Obgleich Songdo mit seinem datengesteuerten Stadtmanagement eine hohe Effizienz erreicht, empfanden manche die allgegenwärtige digitale Überwachung zunächst als Eingriff in ihre Privatsphäre. Dieses Spannungsfeld zeigt, dass Technologie neben funktionalen Vorteilen auch gesellschaftliche Akzeptanz und Vertrauen gewinnen muss. Eine rundum menschenzentrierte Stadt ist daher nicht bloß technologisch „smart“, sie ist ethisch reflektiert.

Werteorientierte Technologieentwicklung

An dieser Stelle von Technologie und Vertrauen setzt auch die Arbeit des Deutschen Forschungszentrums für Künstliche Intelligenz (DFKI) an. Dort wirkt man gezielt an Projekten mit, die KI-Systeme mit Blick auf den Menschen gestalten – also die Bedürfnisse und Rechte des Einzelnen in den Mittelpunkt stellen, aber auch einen Mehrwert für die gesamte Gesellschaft bewirken können. So etwa bei dem Projekt HumanE-AI-Net. Das damit verbundene europäische Netzwerk unter der Leitung des DFKI arbeitete von 2020 bis 2024 an wissenschaftlichen Grundlagen und technologischen Durchbrüchen, die es braucht, um menschengerechte KI-Systeme zu entwickeln, die ethische Prinzipien berücksichtigen. Hier wurde weltweit führende KI-Kompetenz mit Schlüsselakteuren aus verwandten Bereichen wie etwa Mensch-Computer-Interaktion (HCI), Kognitionswissenschaft, Sozialwissenschaften und Komplexitätsforschung vereint. 

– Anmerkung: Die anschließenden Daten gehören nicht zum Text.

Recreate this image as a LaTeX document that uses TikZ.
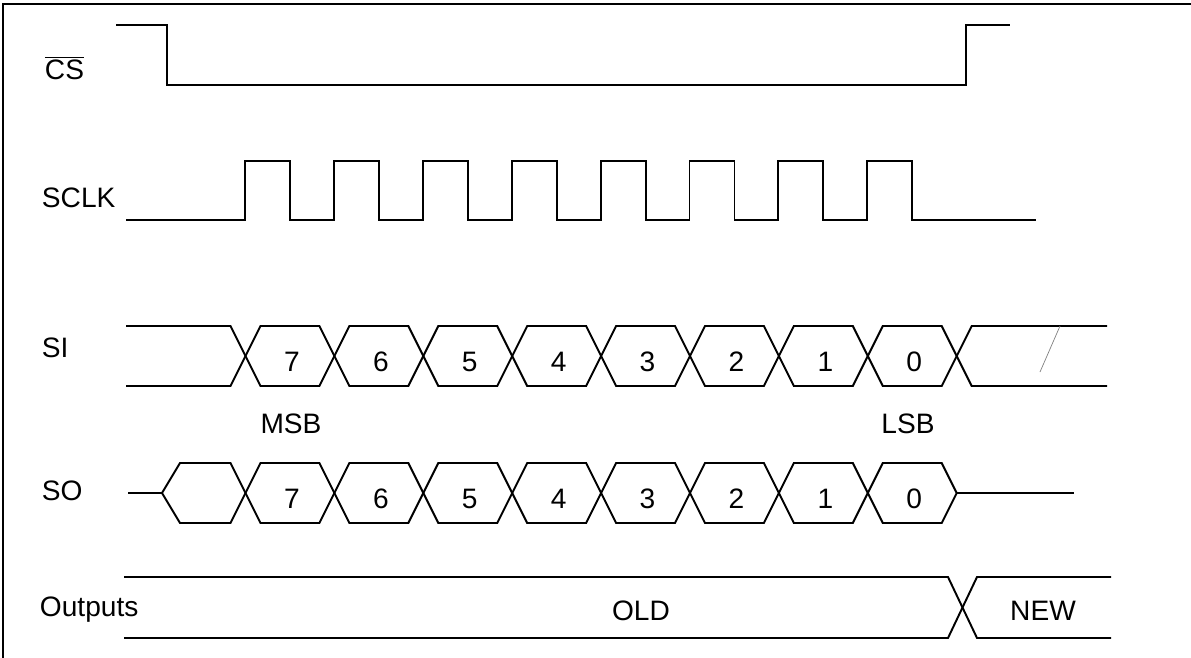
\documentclass[tikz,border=0pt]{standalone}
\usepackage{fontspec}
\setmainfont{Liberation Sans}
\begin{document}
\begin{tikzpicture}[x=0.02cm, y=-0.02cm, line width=1.1pt,
    lbl/.style={font=\fontsize{16}{19}\selectfont, inner sep=0pt},
    bitlbl/.style={lbl, anchor=center}]
        \useasboundingbox (0,0) rectangle (1191,657);

        % Cornice
        \draw (3,670) -- (3,4) -- (1200,4);

        % Etichette dei segnali
        \node[lbl, anchor=base west] (lblCS) at (44,79) {$\overline{\hbox{CS}}$};
        \node[lbl, anchor=base west] (lblSCLK) at (41,207) {SCLK};
        \node[lbl, anchor=base west] (lblSI) at (41,357) {SI};
        \node[lbl, anchor=base west] (lblSO) at (41,500) {SO};
        \node[lbl, anchor=base west] (lblOut) at (39,616) {Outputs};

        % CS
        \draw (116,25) -- (167,25) -- (167,85) -- (966,85) -- (966,25) -- (1010,25);

        % SCLK
        \draw (126,220) -- (245,220)
            \foreach \k in {0,...,7} {
                -- ({245+88.9*\k},220) -- ({245+88.9*\k},161)
                -- ({290+88.9*\k},161) -- ({290+88.9*\k},220)}
            -- (1036,220);

        % SI
        \draw (126,326) -- (230.5,326) -- (245.5,356) -- (230.5,386) -- (126,386);
        \foreach \k in {0,...,7} {
            \pgfmathsetmacro{\ca}{245.5+88.9*\k}
            \pgfmathsetmacro{\cb}{245.5+88.9*(\k+1)}
            \pgfmathtruncatemacro{\bit}{7-\k}
            \draw (\ca,356) -- (\ca+15,326) -- (\cb-15,326) -- (\cb,356)
                -- (\cb-15,386) -- (\ca+15,386) -- cycle;
            \node[bitlbl] (si\bit) at ({(\ca+\cb)/2+2},362) {\bit};
        }
        \draw (1107,326) -- (971.7,326) -- (956.7,356) -- (971.7,386) -- (1107,386);
        \draw[gray, line width=0.4pt] (1060,326) -- (1040,372);

        % SO
        \draw (128,493) -- (162,493) -- (180,463) -- (230.5,463) -- (245.5,493)
            -- (230.5,523) -- (180,523) -- (162,493);
        \foreach \k in {0,...,7} {
            \pgfmathsetmacro{\ca}{245.5+88.9*\k}
            \pgfmathsetmacro{\cb}{245.5+88.9*(\k+1)}
            \pgfmathtruncatemacro{\bit}{7-\k}
            \draw (\ca,493) -- (\ca+15,463) -- (\cb-15,463) -- (\cb,493)
                -- (\cb-15,523) -- (\ca+15,523) -- cycle;
            \node[bitlbl] (so\bit) at ({(\ca+\cb)/2+2},499) {\bit};
        }
        \draw (956.7,493) -- (1074,493);

        \node[bitlbl] (msb) at (291,424) {MSB};
        \node[bitlbl] (lsb) at (908,424) {LSB};

        % Outputs
        \draw (124,577) -- (948,577) -- (977,638) -- (1111,638);
        \draw (124,638) -- (948,638) -- (977,577) -- (1111,577);
        \node[bitlbl] (old) at (641,611) {OLD};
        \node[bitlbl] (new) at (1043,611) {NEW};
\end{tikzpicture}
\end{document}
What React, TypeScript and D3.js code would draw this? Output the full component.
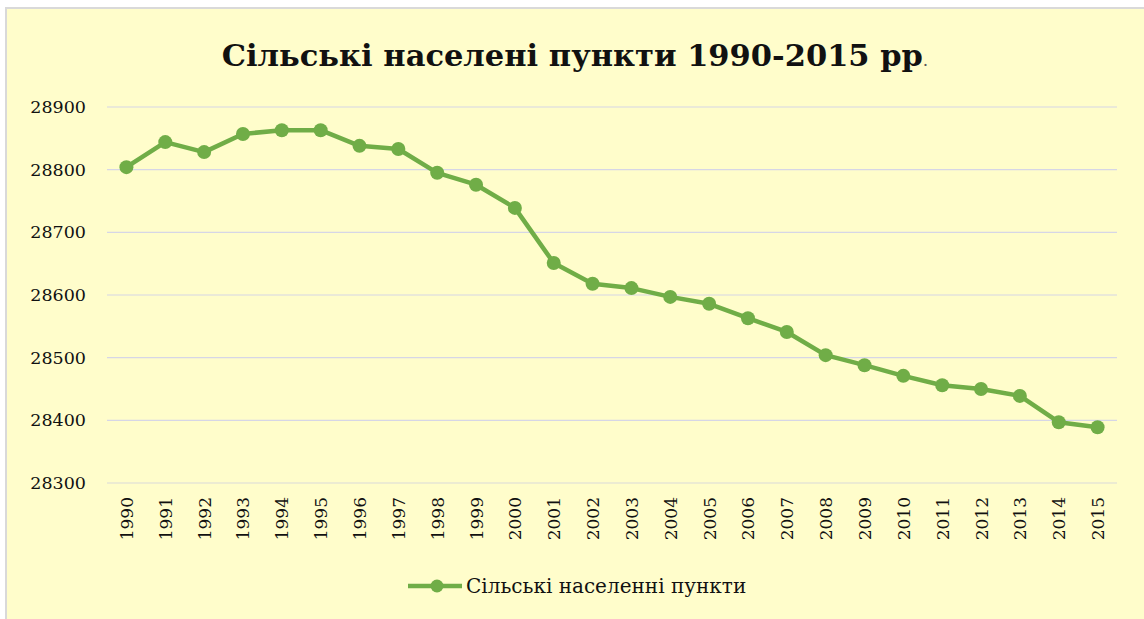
import { useEffect, useRef } from 'react';
import * as d3 from 'd3';

const years = [
  '1990', '1991', '1992', '1993', '1994', '1995', '1996', '1997', '1998',
  '1999', '2000', '2001', '2002', '2003', '2004', '2005', '2006', '2007',
  '2008', '2009', '2010', '2011', '2012', '2013', '2014', '2015',
];
const settlements = [
  28804, 28844, 28828, 28857, 28863, 28863, 28838, 28833, 28795, 28776,
  28739, 28651, 28618, 28611, 28597, 28586, 28563, 28541, 28504, 28488,
  28471, 28456, 28450, 28439, 28397, 28389,
];
const yTicks = [28300, 28400, 28500, 28600, 28700, 28800, 28900];

const WIDTH = 1144;
const HEIGHT = 619;
const PLOT = { left: 107, right: 1117, top: 107, bottom: 483 };
const GREEN = '#70AD47';
const FONT = '"DejaVu Serif", "Liberation Serif", serif';

export default function App() {
  const svgRef = useRef<SVGSVGElement>(null);

  useEffect(() => {
    if (!svgRef.current) return;
    const svg = d3.select(svgRef.current);
    svg.selectAll('*').remove();

    // Chart area (clipped at the right and bottom edge of the page)
    svg.append('rect')
      .attr('x', 6)
      .attr('y', 8)
      .attr('width', WIDTH)
      .attr('height', HEIGHT)
      .attr('fill', '#FFFDCB')
      .attr('stroke', '#D9D9D9')
      .attr('stroke-width', 2);

    const x = d3.scaleBand<string>()
      .domain(years)
      .range([PLOT.left, PLOT.right]);
    const y = d3.scaleLinear()
      .domain([28300, 28900])
      .range([PLOT.bottom, PLOT.top]);
    const cx = (d: string) => x(d)! + x.bandwidth() / 2;

    // Title
    const title = svg.append('text')
      .attr('x', 575)
      .attr('y', 66)
      .attr('text-anchor', 'middle')
      .attr('font-family', FONT)
      .attr('font-size', 30.5)
      .attr('font-weight', 'bold')
      .attr('fill', '#111');
    title.append('tspan').text('Сільські населені пункти 1990-2015 рр');
    title.append('tspan')
      .attr('font-size', 17)
      .attr('font-weight', 'normal')
      .attr('fill', '#555')
      .text('.');

    // Gridlines
    svg.append('g')
      .selectAll('line')
      .data(yTicks)
      .join('line')
      .attr('x1', PLOT.left)
      .attr('x2', PLOT.right)
      .attr('y1', (d) => y(d))
      .attr('y2', (d) => y(d))
      .attr('stroke', (d) => (d === 28300 ? '#D9D9D9' : '#D6D6E6'))
      .attr('stroke-width', 1.2);

    // Y tick labels
    svg.append('g')
      .selectAll('text')
      .data(yTicks)
      .join('text')
      .attr('x', 86)
      .attr('y', (d) => y(d) + 6)
      .attr('text-anchor', 'end')
      .attr('font-family', FONT)
      .attr('font-size', 17.5)
      .attr('fill', '#111')
      .text((d) => d);

    // X tick labels (rotated)
    svg.append('g')
      .selectAll('text')
      .data(years)
      .join('text')
      .attr('transform', (d) => `translate(${cx(d) + 6.5},497) rotate(-90)`)
      .attr('text-anchor', 'end')
      .attr('font-family', FONT)
      .attr('font-size', 17)
      .attr('fill', '#111')
      .text((d) => d);

    // Line
    const line = d3.line<number>()
      .x((_, i) => cx(years[i]))
      .y((d) => y(d));
    svg.append('path')
      .datum(settlements)
      .attr('d', line)
      .attr('fill', 'none')
      .attr('stroke', GREEN)
      .attr('stroke-width', 4.5)
      .attr('stroke-linejoin', 'round');

    svg.append('g')
      .selectAll('circle')
      .data(settlements)
      .join('circle')
      .attr('cx', (_, i) => cx(years[i]))
      .attr('cy', (d) => y(d))
      .attr('r', 7)
      .attr('fill', GREEN);

    // Legend
    const legend = svg.append('g').attr('transform', 'translate(408,586)');
    legend.append('line')
      .attr('x1', 0)
      .attr('x2', 54)
      .attr('stroke', GREEN)
      .attr('stroke-width', 4.5);
    legend.append('circle')
      .attr('cx', 29)
      .attr('r', 6.5)
      .attr('fill', GREEN);
    legend.append('text')
      .attr('x', 58)
      .attr('y', 7)
      .attr('font-family', FONT)
      .attr('font-size', 20)
      .attr('fill', '#111')
      .text('Сільські населенні пункти');
  }, []);

  return (
    <svg
      ref={svgRef}
      width={WIDTH}
      height={HEIGHT}
      style={{ position: 'absolute', left: 0, top: 0, background: '#fff' }}
    />
  );
}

Selbst eine großartige Idee oder Mission kann durch ein Design, das nicht den Menschen in den Mittelpunkt stellt, beeinträchtigt werden. Warum sollten menschliche Überlegungen – wie deren Bedürfnisse, Wünsche und Träume – erst später in die Diskussion einfließen?

Der Mensch zählt!

Wie wir schon heute neue Technologien gestalten, entscheidet darüber, in welcher Welt wir morgen leben werden. Human Centricity ist dabei mehr als nur ein Modebegriff: Sie beschreibt eine Haltung, die konsequent den Menschen ins Zentrum stellt, die Technologien gezielt so gestaltet, dass sie unser aller Leben besser, sicherer und gerechter machen. Wenn wir die digitale Transformation aus einer zutiefst menschlichen Perspektive angehen, kann sie allen zugutekommen.